Should Microsoft buy itself some cool?

What if Microsoft, still replete with cash, decided to buy up some supposedly cool tech brands? Imagine Digg and Twitter, with "a Microsoft company" below the logo.

Chris Matyszczyk
3 min read

Cool is a slippery customer. One minute, you have it, and the next, it seems to desert you like a bon mot on a date.

Once, for perhaps four minutes, Boy George was cool. Yet today he appears to be somewhat over the weight limit for the dohyo, and he was in court apparently admitting to handcuffing a male escort. Against, in this case, the escort's will.

Which leads me to thinking of Microsoft. A fine company that still sometimes endures the image vestiges of an accountant in, um, an office building. So very PC. Yet, like so many accountants, Microsoft knows how (and where) to stash a little cash, which, in times of recession, can prove to be very seductive.

So what if Seattle's finest decided to spend a little of that money on buying itself some cool? You know, the tech equivalents of a Viktor & Rolf shirt and a Comme Des Garcons jacket.

Yes, Twitter and Digg.

Oh, of course, these bastions of sexitude might say they're not willing to sell. But what if Microsoft put enough Splenda (and that might not be so very much Splenda just at the moment) into the deal that even Messrs. Williams and Rose could not avoid the rush?

CC Zappowbang

Naturally, there would be massive aversion, and riots both online and in the streets. Just as there were when News Corp. bought MySpace. You don't remember the riots?

I'm not suggesting that Microsoft, instead of the discreet manner in which it has involved itself with Facebook, would create an ad campaign around its new acquisitions. On the other hand, what if it went along the marketing path of General Electric and slipped the magic words "a Microsoft company" under, say, the Digg logo?

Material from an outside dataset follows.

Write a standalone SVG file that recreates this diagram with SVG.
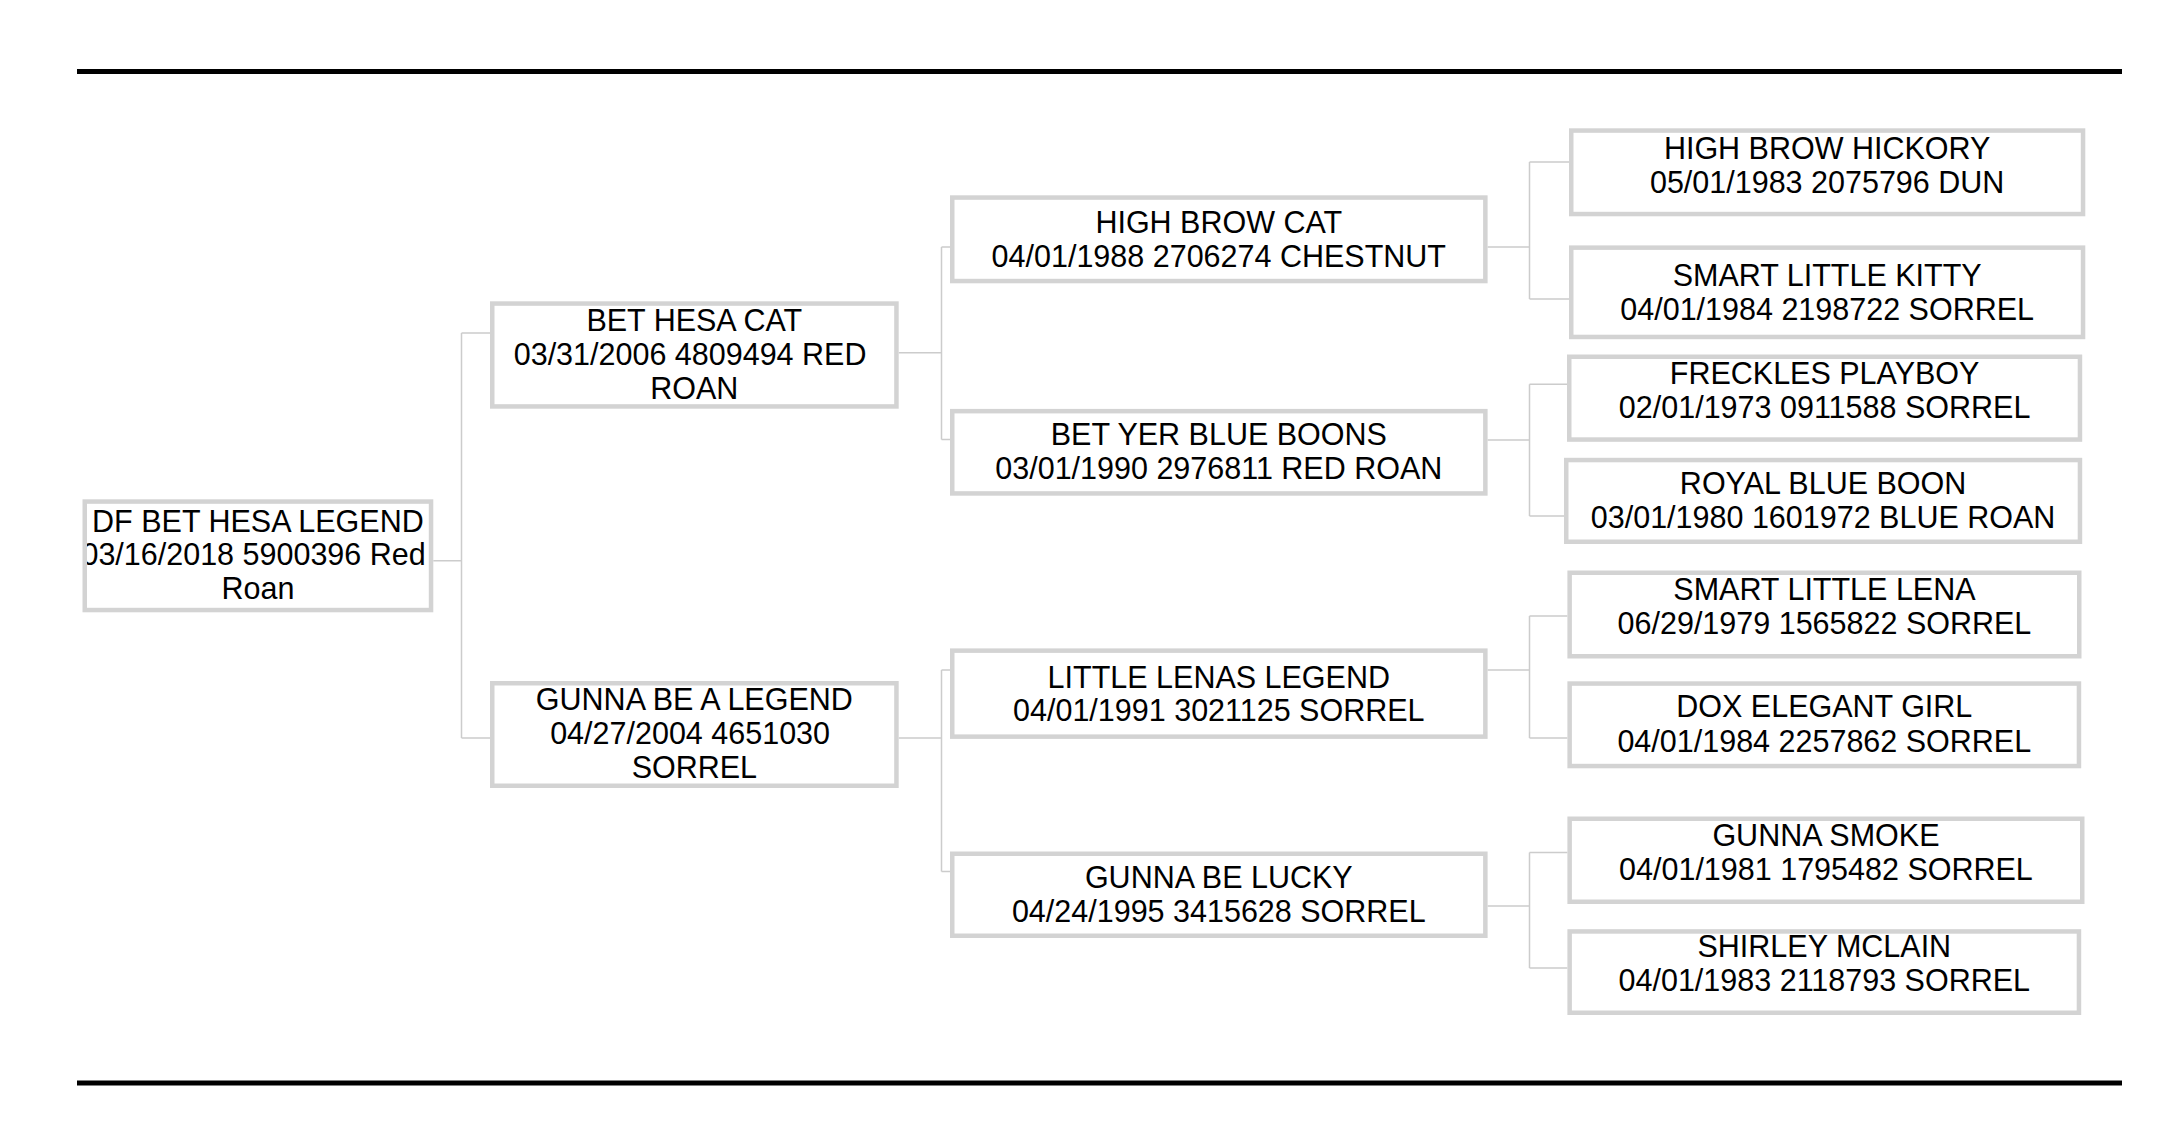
<svg xmlns="http://www.w3.org/2000/svg" width="2182" height="1130" viewBox="0 0 2182 1130">
<style>
.box{fill:#ffffff;stroke:#d3d3d3;stroke-width:4.5}
.t{font-family:"Liberation Sans",Arial,Helvetica,sans-serif;font-size:30.5px;fill:#000000;text-anchor:middle}
.rule{stroke:#000000;stroke-width:5}
.conn{fill:none;stroke:#cccccc;stroke-width:1.5}
</style>
<defs>
<clipPath id="clipRoot"><rect x="87" y="504" width="344" height="104"/></clipPath>
</defs>
<rect x="0" y="0" width="2182" height="1130" fill="#ffffff"/>
<line class="rule" x1="77" y1="71.5" x2="2122" y2="71.5"/>
<line class="rule" x1="77" y1="1083" x2="2122" y2="1083"/>
<g id="connectors">
<path class="conn" d="M433.3 560.7 H461.5 M461.5 333 V738 M461.5 333 H490 M461.5 738 H490"/>
<path class="conn" d="M898.7 352.7 H941.5 M941.5 247 V439.5 M941.5 247 H950 M941.5 439.5 H950"/>
<path class="conn" d="M898.7 738 H941.5 M941.5 670 V871.5 M941.5 670 H950 M941.5 871.5 H950"/>
<path class="conn" d="M1487.6 247 H1529.5 M1529.5 162 V299 M1529.5 162 H1569 M1529.5 299 H1569"/>
<path class="conn" d="M1487.6 440 H1529.5 M1529.5 384.3 V516 M1529.5 384.3 H1567 M1529.5 516 H1564"/>
<path class="conn" d="M1487.6 670 H1529.5 M1529.5 616 V738 M1529.5 616 H1567.4 M1529.5 738 H1567.4"/>
<path class="conn" d="M1487.6 906 H1529.5 M1529.5 852.5 V968 M1529.5 852.5 H1567.4 M1529.5 968 H1567.4"/>
</g>
<g id="node-root">
<rect class="box" x="84.75" y="501.55" width="346.3" height="108.5"/>
<g clip-path="url(#clipRoot)">
<text class="t" x="257.9" y="531.5">DF BET HESA LEGEND</text>
<text class="t" x="253.6" y="565.2">03/16/2018 5900396 Red</text>
<text class="t" x="257.9" y="599">Roan</text>
</g>
</g>
<g id="node-bet-hesa-cat">
<rect class="box" x="492.25" y="303.55" width="404.2" height="102.9"/>
<text class="t" x="694.35" y="331">BET HESA CAT</text>
<text class="t" x="690.1" y="365.2">03/31/2006 4809494 RED</text>
<text class="t" x="694.35" y="399.2">ROAN</text>
</g>
<g id="node-gunna-be-a-legend">
<rect class="box" x="492.25" y="683.25" width="404.2" height="102.5"/>
<text class="t" x="694.35" y="710.3">GUNNA BE A LEGEND</text>
<text class="t" x="690.1" y="744.2">04/27/2004 4651030</text>
<text class="t" x="694.35" y="778.2">SORREL</text>
</g>
<g id="node-high-brow-cat">
<rect class="box" x="952.25" y="197.55" width="533.1" height="83.5"/>
<text class="t" x="1218.8" y="232.8">HIGH BROW CAT</text>
<text class="t" x="1218.8" y="266.5">04/01/1988 2706274 CHESTNUT</text>
</g>
<g id="node-bet-yer-blue-boons">
<rect class="box" x="952.25" y="411.15" width="533.1" height="82.3"/>
<text class="t" x="1218.8" y="445.2">BET YER BLUE BOONS</text>
<text class="t" x="1218.8" y="478.9">03/01/1990 2976811 RED ROAN</text>
</g>
<g id="node-little-lenas-legend">
<rect class="box" x="952.25" y="650.65" width="533.1" height="86"/>
<text class="t" x="1218.8" y="687.5">LITTLE LENAS LEGEND</text>
<text class="t" x="1218.8" y="721">04/01/1991 3021125 SORREL</text>
</g>
<g id="node-gunna-be-lucky">
<rect class="box" x="952.25" y="853.75" width="533.1" height="82"/>
<text class="t" x="1218.8" y="888.2">GUNNA BE LUCKY</text>
<text class="t" x="1218.8" y="922.4">04/24/1995 3415628 SORREL</text>
</g>
<g id="node-high-brow-hickory">
<rect class="box" x="1571.25" y="130.55" width="511.8" height="83.5"/>
<text class="t" x="1827.15" y="158.6">HIGH BROW HICKORY</text>
<text class="t" x="1827.15" y="193">05/01/1983 2075796 DUN</text>
</g>
<g id="node-smart-little-kitty">
<rect class="box" x="1571.25" y="247.65" width="511.8" height="89.3"/>
<text class="t" x="1827.15" y="285.6">SMART LITTLE KITTY</text>
<text class="t" x="1827.15" y="320">04/01/1984 2198722 SORREL</text>
</g>
<g id="node-freckles-playboy">
<rect class="box" x="1569.25" y="356.75" width="510.7" height="82.8"/>
<text class="t" x="1824.6" y="384">FRECKLES PLAYBOY</text>
<text class="t" x="1824.6" y="417.6">02/01/1973 0911588 SORREL</text>
</g>
<g id="node-royal-blue-boon">
<rect class="box" x="1566.25" y="460.05" width="513.7" height="81.7"/>
<text class="t" x="1823.1" y="494.2">ROYAL BLUE BOON</text>
<text class="t" x="1823.1" y="527.5">03/01/1980 1601972 BLUE ROAN</text>
</g>
<g id="node-smart-little-lena">
<rect class="box" x="1569.65" y="572.75" width="509.6" height="83.5"/>
<text class="t" x="1824.45" y="599.5">SMART LITTLE LENA</text>
<text class="t" x="1824.45" y="634">06/29/1979 1565822 SORREL</text>
</g>
<g id="node-dox-elegant-girl">
<rect class="box" x="1569.65" y="683.55" width="509.3" height="82.5"/>
<text class="t" x="1824.3" y="717">DOX ELEGANT GIRL</text>
<text class="t" x="1824.3" y="751.5">04/01/1984 2257862 SORREL</text>
</g>
<g id="node-gunna-smoke">
<rect class="box" x="1569.65" y="818.75" width="512.6" height="83"/>
<text class="t" x="1825.95" y="846">GUNNA SMOKE</text>
<text class="t" x="1825.95" y="880">04/01/1981 1795482 SORREL</text>
</g>
<g id="node-shirley-mclain">
<rect class="box" x="1569.65" y="931.45" width="509.3" height="81.3"/>
<text class="t" x="1824.3" y="957">SHIRLEY MCLAIN</text>
<text class="t" x="1824.3" y="991.4">04/01/1983 2118793 SORREL</text>
</g>
</svg>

Would the cool techy kids head for the hills? Or are they already so wedded to brands like Twitter and Digg that they'd roll with it? Especially if the Twitter and Digg offerings actually improved with Microsoft's munificence?

I know that Microsoft wants to reduce its reliance on the desktop and head for the clouds. But wouldn't that be a far more enjoyable and, dare one suggest it, image-friendly trip, with Digg and Twitter safely tucked under its perspiring armpit?

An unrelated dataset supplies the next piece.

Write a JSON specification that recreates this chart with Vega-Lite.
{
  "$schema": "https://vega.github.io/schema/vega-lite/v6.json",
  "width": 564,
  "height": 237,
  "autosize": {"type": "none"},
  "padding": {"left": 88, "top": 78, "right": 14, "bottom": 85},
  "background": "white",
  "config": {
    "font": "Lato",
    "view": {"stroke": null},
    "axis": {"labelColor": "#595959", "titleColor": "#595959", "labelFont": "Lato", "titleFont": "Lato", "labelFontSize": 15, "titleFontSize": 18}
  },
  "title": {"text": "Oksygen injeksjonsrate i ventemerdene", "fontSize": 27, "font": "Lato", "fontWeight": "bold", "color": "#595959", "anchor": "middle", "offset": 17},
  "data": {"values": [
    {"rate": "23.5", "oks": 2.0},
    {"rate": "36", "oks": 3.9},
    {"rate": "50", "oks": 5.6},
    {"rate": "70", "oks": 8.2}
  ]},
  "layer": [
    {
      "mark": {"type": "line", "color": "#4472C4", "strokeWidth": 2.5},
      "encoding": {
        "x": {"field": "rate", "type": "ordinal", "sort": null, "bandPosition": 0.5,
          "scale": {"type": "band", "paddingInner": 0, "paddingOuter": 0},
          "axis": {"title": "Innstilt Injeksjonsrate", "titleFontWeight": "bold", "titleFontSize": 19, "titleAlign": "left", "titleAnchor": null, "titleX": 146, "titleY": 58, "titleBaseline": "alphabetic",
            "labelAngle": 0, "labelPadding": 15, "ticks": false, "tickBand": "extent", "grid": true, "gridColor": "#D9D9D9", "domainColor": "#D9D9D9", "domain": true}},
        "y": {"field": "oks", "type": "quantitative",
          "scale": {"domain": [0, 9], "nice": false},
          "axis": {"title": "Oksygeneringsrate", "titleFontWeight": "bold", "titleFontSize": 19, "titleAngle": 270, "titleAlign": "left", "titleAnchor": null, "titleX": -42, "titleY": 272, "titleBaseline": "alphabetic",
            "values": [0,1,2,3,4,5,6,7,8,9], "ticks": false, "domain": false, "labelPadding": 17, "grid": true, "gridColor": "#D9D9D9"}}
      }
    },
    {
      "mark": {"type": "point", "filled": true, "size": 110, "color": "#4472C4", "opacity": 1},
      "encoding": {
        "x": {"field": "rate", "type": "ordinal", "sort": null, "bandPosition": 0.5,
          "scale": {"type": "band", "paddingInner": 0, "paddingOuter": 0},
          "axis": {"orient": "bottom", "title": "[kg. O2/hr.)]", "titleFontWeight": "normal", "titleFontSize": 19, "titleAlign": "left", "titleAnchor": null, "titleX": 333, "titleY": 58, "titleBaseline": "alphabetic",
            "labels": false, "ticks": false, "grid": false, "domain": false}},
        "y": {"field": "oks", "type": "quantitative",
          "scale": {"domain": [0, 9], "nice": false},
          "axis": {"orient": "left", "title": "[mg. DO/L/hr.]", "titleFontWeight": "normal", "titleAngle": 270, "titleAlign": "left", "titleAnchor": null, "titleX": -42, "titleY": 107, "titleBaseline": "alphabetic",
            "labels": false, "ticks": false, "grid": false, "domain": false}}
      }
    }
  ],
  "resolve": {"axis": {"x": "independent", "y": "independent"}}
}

Yes, Microsoft's ideal future cloud-filled mesh platform could ultimately see many Twitters and Diggs come and go like NBC pilots. But in the short term, with Mac's market share crawling up Windows' trouser leg like a highly skilled ferret, perhaps a little financially reckless splurge on two brands with some Web cool might have a strangely emotionally positive effect on the Microsoft entity.

Let Windows, Vista and future operating systems carry on as a jiggly infrastructure somewhere below the human eyeline, and allow a variety of "Microsoft-powered" cool brands blossom. In our faces, just where we get seduced the quickest.

See, I wondered about this as I was wandering around Ross Dress For Less on Black Friday. I found myself counting all the coolness that is actually owned by one company, LVMH: Kenzo, DeBeers, Donna Karan, Tag Heuer, Fendi, and Marc Jacobs. Oh, and let's not forget Dom Perignon.

They all sit, apparently happily, next to slightly more mundane names such as Thomas Pink and Sephora. No one seems to mind. Perhaps few even know. Even though there was a time when Louis Vuitton, the LV of LVMH, really wasn't so cool at all. Now, strangely, not only is LVMH daddy to many cool schools, but its own Louis Vuitton brand has enjoyed quite the renaissance.

This is a poor analogy, of course, because there is no such thing as trendiness in tech, right?

But they once said men would never wear Spanx. Now look at this. Yes, "helix-mapping body-response technology" to hide your every manboob.

You see, recessions do have a tendency of creating the strangest of occurrences. Strangest of bedfellows, too.